I remember saying that more than once, but, especially after watching the 2009 Australian Open, when Nadal kept relentlessly hitting the ball deep to Federer's backhand for the entire match and the strategy was key in his winning in five sets.
Then, in the middle of a difficult 2010 - when, Federer was in his rough stretch, he hired tennis coach Paul Annacone, who had previously coached Pete Sampras. This was a Big Deal, to me, because I'd heard, like other tennis fans, that Federer had preferred not having a coach. It seemed, finally, that Fed realized he had to change a few things to stay on top and compete with Rafa and others.
How did Federer do it on Sunday? What was different about his game vs. Nadal?
Federer was more aggressive, overall. He was trying to end rallies with Nadal earlier than in the past, and, he succeeded, to some degree. In fact, commentators noted the match was moving along quicker than most between the two rivals as a result. One reason: Federer hit more "winners" or tried to unsuccessfully, meaning Rafa had far less opportunities to control the outcome. (Other opponents have used this approach vs. Nadal with at least some success.)
Federer tried to return Nadal's second serve noticeably harder. This was striking from the start. In his first game returning serve, Federer hit his first return hard for three unforced errors, but the intent signaled his change in approach. It was a key, pleasant surprise because, unless one takes those kind of chances vs. Nadal, it can be almost impossible to beat him. Nadal wins most long rallies.
Federer tried to hit more backhand winners - and hit a few at key moments. Federer, in past matches with Rafa, has been pinned back on his backhand side, often on the defensive. In this match, Federer kept Nadal off-balance by hitting more backhands cross-court, including a few beautiful shots for winners.

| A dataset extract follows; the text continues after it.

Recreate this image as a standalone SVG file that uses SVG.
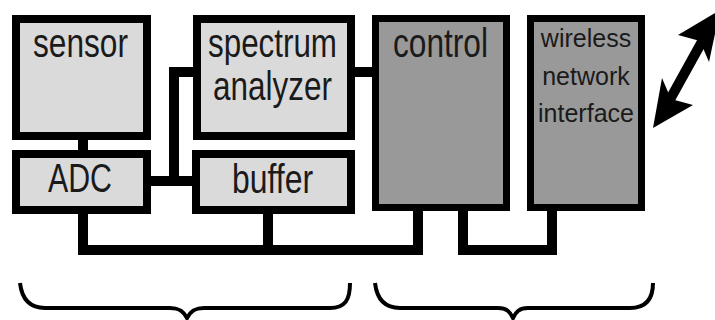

Federer took advantage of moments when he could volley well at net. It's hard to avoid Nadal's terrific passing shots, but, Federer, by coming to the net more often, kept Nadal a bit more off balance, and, he was able to win a number of points from the net. That hasn't always been true in past matches with these two.

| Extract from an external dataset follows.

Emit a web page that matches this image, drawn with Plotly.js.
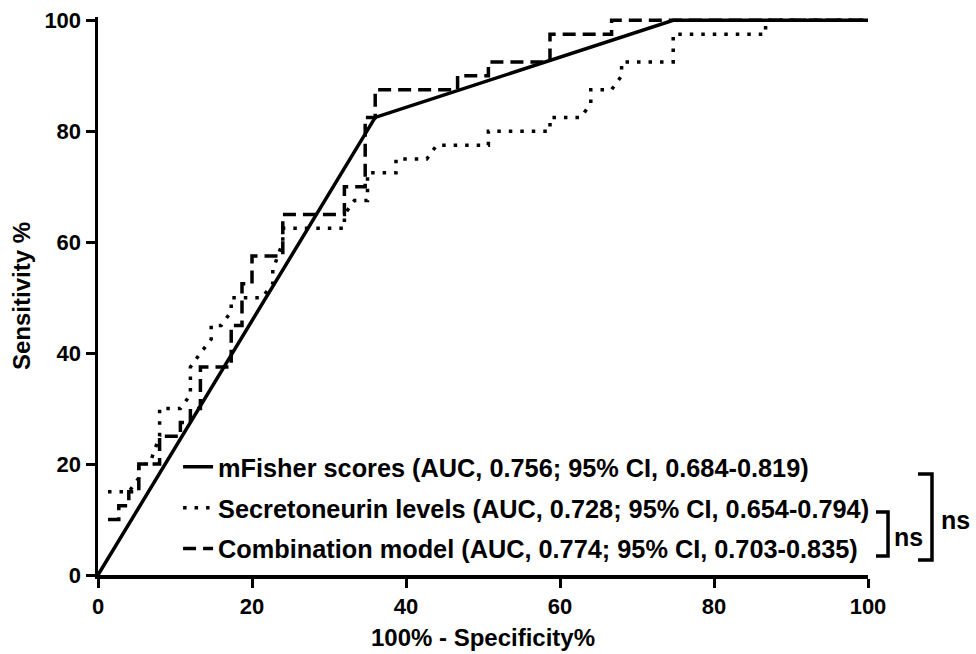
<!DOCTYPE html>
<html>
<head>
<meta charset="utf-8">
<script src="https://cdn.plot.ly/plotly-3.0.1.min.js"></script>
<style>html,body{margin:0;padding:0;background:#fff}</style>
</head>
<body>
<div id="chart" style="width:976px;height:654px"></div>
<script>
// ROC curves: 100% - specificity (x) vs sensitivity (y)
const seriesNames = [
  'mFisher scores (AUC, 0.756; 95% CI, 0.684-0.819)',
  'Secretoneurin levels (AUC, 0.728; 95% CI, 0.654-0.794)',
  'Combination model (AUC, 0.774; 95% CI, 0.703-0.835)'
];

const mfisherX = [0, 36, 74.7, 100];
const mfisherY = [0, 82.5, 100, 100];

const secretoneurinX = [1.3, 4, 5.3, 5.3, 6.7, 8, 8, 10.7, 12, 12, 13.3, 14.7, 14.7, 16, 17.3, 17.3,
  21.3, 22.7, 22.7, 24, 24, 32, 32, 33.3, 35, 35, 38.7, 38.7, 42.7, 44, 50.7, 50.7, 58.7, 58.7,
  62.7, 64, 64, 66.7, 68, 68, 74.7, 74.7, 86.7, 86.7, 100];
const secretoneurinY = [15, 15, 17.5, 20, 20, 25, 30, 30, 32.5, 37.5, 40, 42.5, 45, 45, 47.5, 50,
  50, 52.5, 55, 60, 62.5, 62.5, 65, 67.5, 67.5, 72.5, 72.5, 75, 75, 77.5, 77.5, 80, 80, 82.5,
  82.5, 85, 87.5, 87.5, 90, 92.5, 92.5, 97.5, 97.5, 100, 100];

const combinationX = [1.3, 2.7, 2.7, 4, 4, 5.3, 5.3, 8, 8, 10.7, 10.7, 12, 12, 13.3, 13.3, 17.3, 17.3,
  18.7, 18.7, 20, 20, 24, 24, 32, 32, 34.7, 34.7, 36, 36, 46.7, 46.7, 50.7, 50.7, 58.7, 58.7,
  66.7, 66.7, 100];
const combinationY = [10, 10, 12.5, 12.5, 15, 15, 20, 20, 25, 25, 27.5, 27.5, 30, 30, 37.5, 37.5, 45,
  45, 52.5, 52.5, 57.5, 57.5, 65, 65, 70, 70, 82.5, 82.5, 87.5, 87.5, 90, 90, 92.5, 92.5, 97.5,
  97.5, 100, 100];

const tickVals = [0, 20, 40, 60, 80, 100];
const tickText = ['0', '20', '40', '60', '80', '100'];
const bracketLabels = ['ns', 'ns'];

const FONT = 'Liberation Sans, Arial, Helvetica, sans-serif';
const LW = 3.5;

const traces = [
  {x: mfisherX, y: mfisherY, name: seriesNames[0], mode: 'lines', legendgroup: 'a',
   line: {color: '#000', width: LW}},
  {x: secretoneurinX, y: secretoneurinY, name: seriesNames[1], mode: 'lines', legendgroup: 'b',
   line: {color: '#000', width: LW, dash: '3.5px,8px'}},
  {x: combinationX, y: combinationY, name: seriesNames[2], mode: 'lines', legendgroup: 'c',
   line: {color: '#000', width: LW, dash: '13px,7px'}}
];

// bracket geometry in paper units (right of the plot area)
function bracket(x0, x1, yTop, yBot) {
  return {type: 'path', xref: 'paper', yref: 'paper',
    path: `M ${x0} ${yTop} L ${x1} ${yTop} L ${x1} ${yBot} L ${x0} ${yBot}`,
    line: {color: '#000', width: LW}};
}

const axisCommon = {
  range: [0, 100], tickmode: 'array', tickvals: tickVals, ticktext: tickText,
  showgrid: false, zeroline: false, showline: true, linecolor: '#000', linewidth: LW,
  ticks: 'outside', ticklen: 9, tickwidth: 3, tickcolor: '#000',
  tickfont: {family: FONT, size: 22, color: '#000', weight: 'bold'}
};

const layout = {
  width: 976, height: 654,
  margin: {l: 98, r: 108, t: 16.7, b: 79},
  paper_bgcolor: '#fff', plot_bgcolor: '#fff',
  font: {family: FONT, color: '#000'},
  xaxis: Object.assign({}, axisCommon, {
    title: {text: '100% - Specificity%', font: {family: FONT, size: 24, color: '#000', weight: 'bold'}, standoff: 12}
  }),
  yaxis: Object.assign({}, axisCommon, {
    range: [0, 100.6],
    title: {text: 'Sensitivity %', font: {family: FONT, size: 24, color: '#000', weight: 'bold'}, standoff: 8}
  }),
  showlegend: true,
  legend: {
    x: 0.104, y: 0.235, xanchor: 'left', yanchor: 'top',
    bgcolor: 'rgba(0,0,0,0)', borderwidth: 0, tracegroupgap: 5,
    font: {family: FONT, size: 25.3, color: '#000', weight: 'bold'}
  },
  shapes: [
    bracket(1.0104, 1.026, 0.1128, 0.034),
    bracket(1.0649, 1.0831, 0.1809, 0.0269)
  ],
  annotations: [
    {xref: 'paper', yref: 'paper', x: 1.052, y: 0.068, xanchor: 'center', yanchor: 'middle',
     text: bracketLabels[0], showarrow: false,
     font: {family: FONT, size: 25, color: '#000', weight: 'bold'}},
    {xref: 'paper', yref: 'paper', x: 1.113, y: 0.0985, xanchor: 'center', yanchor: 'middle',
     text: bracketLabels[1], showarrow: false,
     font: {family: FONT, size: 25, color: '#000', weight: 'bold'}}
  ]
};

Plotly.newPlot('chart', traces, layout, {displayModeBar: false, staticPlot: true});
</script>
</body>
</html>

Federer didn't hit as many soft shots back in the middle of the court. In the past, Federer's soft returns down the middle have allowed Nadal to tee off, and belt forehands that ended up getting Federer on the run and on the defensive for the rest of the point. In this match Sunday, Federer appeared more focused on the placement of many shots and forced Nadal to move more. This allowed Fed to be the one to belt the winner off an average Nadal return in what was a role reversal.
Federer kept his confidence high for the whole match. There was one point in the match when Nadal was coming on strong to win the second set, and it seemed Federer was losing confidence and focus. In the past year or two, this often was a dynamic that lingered and caused Federer trouble in matches with Nadal or others. This time, Federer came out for the third set on a mission, and stepped up his game, winning 6-1, a surprising, difficult feat vs. Nadal.

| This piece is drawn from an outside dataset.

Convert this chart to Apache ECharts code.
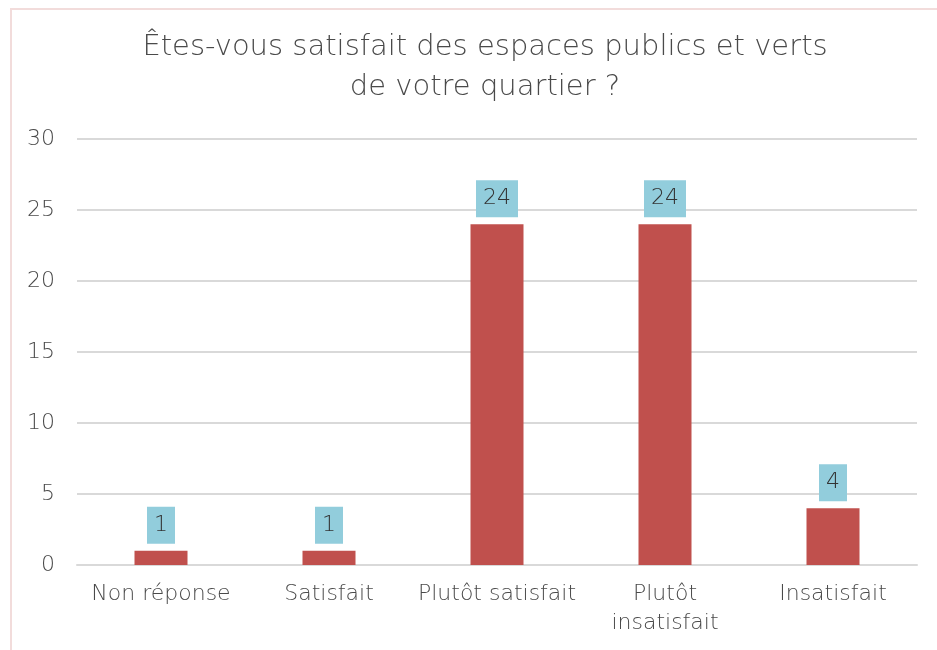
<!DOCTYPE html>
<html>
<head>
<meta charset="utf-8">
<script src="https://cdn.jsdelivr.net/npm/echarts@6/dist/echarts.min.js"></script>
<style>
  html, body { margin: 0; padding: 0; background: #fff; }
  #chart { width: 937px; height: 650px; }
</style>
</head>
<body>
<div id="chart"></div>
<script>
// data
var categories = ["Non réponse", "Satisfait", "Plutôt satisfait", "Plutôt\ninsatisfait", "Insatisfait"];
var values = [1, 1, 24, 24, 4];
var yTicks = [0, 5, 10, 15, 20, 25, 30];

var fontFamily = "'DejaVu Sans', sans-serif";
var textColor = "#4a4a4a";

var chart = echarts.init(document.getElementById("chart"));

chart.setOption({
    animation: false,
    title: {
        text: "Êtes-vous satisfait des espaces publics et verts\nde votre quartier ?",
        left: 480,
        top: 22,
        textAlign: "center",
        textStyle: {
            fontFamily: fontFamily,
            fontWeight: 300,
            fontSize: 29,
            lineHeight: 40,
            color: textColor
        }
    },
    graphic: [{
        type: "rect",
        silent: true,
        shape: { x: 11, y: 9, width: 960, height: 680 },
        style: { fill: "none", stroke: "#F2DCDB", lineWidth: 2 }
    }],
    grid: {
        left: 77,
        right: 20,
        top: 139,
        bottom: 85,
        containLabel: false
    },
    xAxis: {
        type: "category",
        data: categories,
        axisTick: { show: false },
        axisLine: { lineStyle: { color: "#d9d9d9", width: 2 } },
        axisLabel: {
            fontFamily: fontFamily,
            fontWeight: 300,
            fontSize: 22,
            lineHeight: 29,
            color: textColor,
            margin: 15,
            interval: 0
        }
    },
    yAxis: {
        type: "value",
        min: yTicks[0],
        max: yTicks[yTicks.length - 1],
        interval: 5,
        axisLine: { show: false },
        axisTick: { show: false },
        splitLine: { lineStyle: { color: "#d9d9d9", width: 2 } },
        axisLabel: {
            fontFamily: fontFamily,
            fontWeight: 300,
            fontSize: 22,
            color: textColor,
            margin: 22
        }
    },
    series: [{
        type: "bar",
        data: values,
        barWidth: 53,
        itemStyle: { color: "#C0504D" },
        label: {
            show: true,
            position: "top",
            distance: 7,
            fontFamily: fontFamily,
            fontWeight: 300,
            fontSize: 22,
            lineHeight: 23,
            color: "#333333",
            backgroundColor: "#92CDDC",
            padding: [7, 7, 7, 7]
        }
    }]
});
</script>
</body>
</html>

Federer's serve was generally excellent. When it was on, he won, and when it wasn't he lost. For Federer to defeat Nadal at this stage of his career, he must serve well - period. Nadal is simply too good, too inexhaustible for Federer to outlast without that strength of his working. Federer, with a good serve, often can cruise through his service games.
Nadal was a bit off his game, giving Federer a good opportunity to win. Nadal had played a tough, three-set match with Andy Murray the day before, and, in certain moments, appeared to play a bit below his normal standards. Nadal didn't keep running in pursuit of a few apparent winning shots Federer hit - a sight we're all unaccustomed to given that he never seems to stop chasing almost every ball. Perhaps he was a bit fatigued.
Hey, I don't know if Sunday's match really will end up signifying real changes in how Federer plays against Nadal in the future. However, I think it suggests that Federer is trying new approaches with Nadal, and, as a result, he should have a greater chance to win. You see, as much as I love watching Federer, no one can dispute Nadal is the better player now. It's a question of whether Federer can compete with Nadal on a handful more occasions - perhaps in a few Slam events - to give the tennis world a bit more sampling of this incredible rivalry.
I wrote months ago that I thought Federer's "window" for potentially defeating Nadal in a major event was narrowing rapidly. I still believe that. In fact, I think by the end of 2011 or early 2012, Federer's chances will have diminished further. However, now, after seeing him try a few improvements that seem inspired by his new coach, I think Federer might have a chance to beat Nadal one more time. I find that exciting and it exemplifies what I love about sports. Just when you think you can predict the outcome, things change unpredictably.
For Roger Federer, at the end of his career, to find new ways to defeat his greatest nemesis, Rafael Nadal, is an unlikely, but intriguing queest that I'll follow very closely.